Commenter sur les réseaux sociaux
Plus une personne qui « publie » dispose de contacts sur un réseau social, moins elle a de temps à consacrer à ses commentateurs, particulièrement à ceux nuancés qui ne se contentent pas de signaler un engouement de « fans » qu'elle préfère entretenir et auquel elle se sent tenue de répondre ; par conséquent le nombre croissant des contacts réduit son usage de se confronter à la critique et de garder son sens critique : elle expédie plutôt les subtils qui l'importunent et auxquels elle n'a guère de minutes à accorder, dans le lot ; or, pour assumer une telle négligence sans culpabilité, elle a besoin de se figurer que la subtilité contradictoire est toujours une variété de gêne ou d'agression, et c'est logiquement qu'elle s'accoutume à la considérer uniquement comme un propos vexatoire et inconstructif – toute sa pratique ne consiste plus qu'à vérifier qui la conforte et à lui attribuer l'encouragement et la sympathie qui conviennent.
Par ce côté, j'ai tort de commenter leurs articles, car il est certain que les critiques que j'y expose seront toujours mal entendues et se solderont invariablement par une variété d'insulte à mon encontre, et c'est ce qui n'arriverait guère si je me contentais d'écrire à des gens de petit cercle. D'un autre côté, malgré la brutalité de retour que je suscite, il y a inévitablement, parmi le nombre considérable des contacts de mon hôte, quelque témoin embarrassé de l'outrage qui m'est rendu, qui manifeste cette injustice, et par lequel je puis plus probablement que chez un auteur de peu d'adeptes faire la connaissance de gens distinguables et que je pourrai admirer.
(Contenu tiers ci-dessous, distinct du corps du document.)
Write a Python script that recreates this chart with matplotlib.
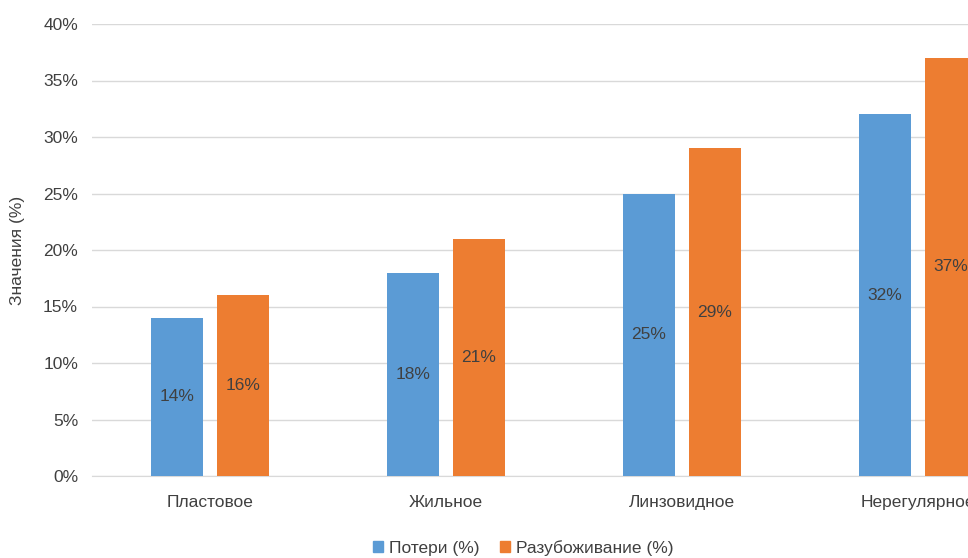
import matplotlib
matplotlib.use("Agg")
import matplotlib.pyplot as plt
import numpy as np
from matplotlib import font_manager

names = {f.name for f in font_manager.fontManager.ttflist}
font = "Liberation Sans Narrow" if "Liberation Sans Narrow" in names else "Liberation Sans"
plt.rcParams["font.family"] = [font, "DejaVu Sans"]

categories = ["Пластовое", "Жильное", "Линзовидное", "Нерегулярное"]
losses = [14, 18, 25, 32]
dilution = [16, 21, 29, 37]
series_names = ["Потери (%)", "Разубоживание (%)"]
yticks = [0, 5, 10, 15, 20, 25, 30, 35, 40]

blue = "#5B9BD5"
orange = "#ED7D31"
text_c = "#404040"

fig = plt.figure(figsize=(9.68, 5.58), dpi=100)
ax = fig.add_axes([92 / 968, 82 / 558, 944 / 968, 452 / 558])

x = np.arange(len(categories))
w = 0.22
off = 0.14
b1 = ax.bar(x - off, losses, w, color=blue, label=series_names[0], zorder=3)
b2 = ax.bar(x + off, dilution, w, color=orange, label=series_names[1], zorder=3)

for bars, vals in ((b1, losses), (b2, dilution)):
    for r, v in zip(bars, vals):
        ax.text(r.get_x() + r.get_width() / 2, v / 2, f"{v}%", ha="center", va="center",
                fontsize=12.5, color=text_c, zorder=4)

ax.set_xlim(-0.5, 3.5)
ax.set_ylim(0, 40)
ax.set_yticks(yticks)
ax.set_yticklabels([f"{t}%" for t in yticks], fontsize=12.5, color=text_c)
ax.set_xticks(x)
ax.set_xticklabels(categories, fontsize=12.5, color=text_c)
ax.tick_params(axis="both", length=0)
ax.tick_params(axis="x", pad=14)
ax.tick_params(axis="y", pad=10)
ax.grid(axis="y", color="#d9d9d9", linewidth=1, zorder=0)
for s in ("top", "right", "left"):
    ax.spines[s].set_visible(False)
ax.spines["bottom"].set_color("#d9d9d9")

fig.text(18 / 968, 1 - 250 / 558, "Значения (%)", rotation=90, ha="center", va="center",
         fontsize=12.5, color=text_c)

handles = [plt.Rectangle((0, 0), 1, 1, color=blue), plt.Rectangle((0, 0), 1, 1, color=orange)]
fig.legend(handles, series_names, loc="center", bbox_to_anchor=(523 / 968, 1 - 548 / 558),
           ncol=2, frameon=False, fontsize=12.5, handlelength=0.6, handleheight=0.6,
           handletextpad=0.3, columnspacing=1.2, labelcolor=text_c)

fig.savefig("out.png", dpi=100)
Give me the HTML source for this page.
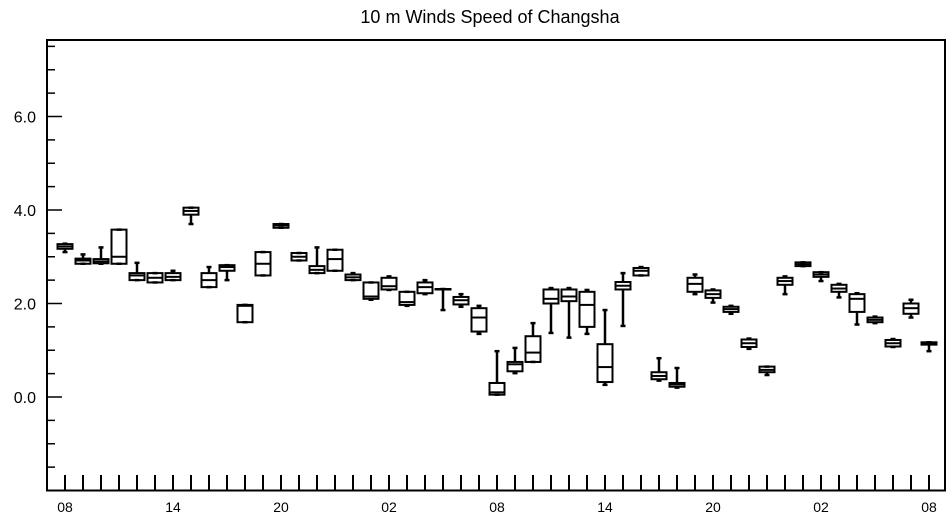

C'est donc au choix : si j'aspire à converser en finesse, je dois élire un contributeur aux fréquentations rares ; si plutôt je désire faire une rencontre intéressante, il me faut risquer d'être injurié devant beaucoup de témoins. Dans les deux cas, mes intentions sont inchangées, car je ne lis toujours que les profils dont les articles me font réfléchir, et les commente infailliblement si j'y trouve un compliment à faire ou une objection à apporter, de sorte que c'est incidemment si mon interlocuteur est méconnu ou d'une certaine notoriété : moi, je reste équanime et égal.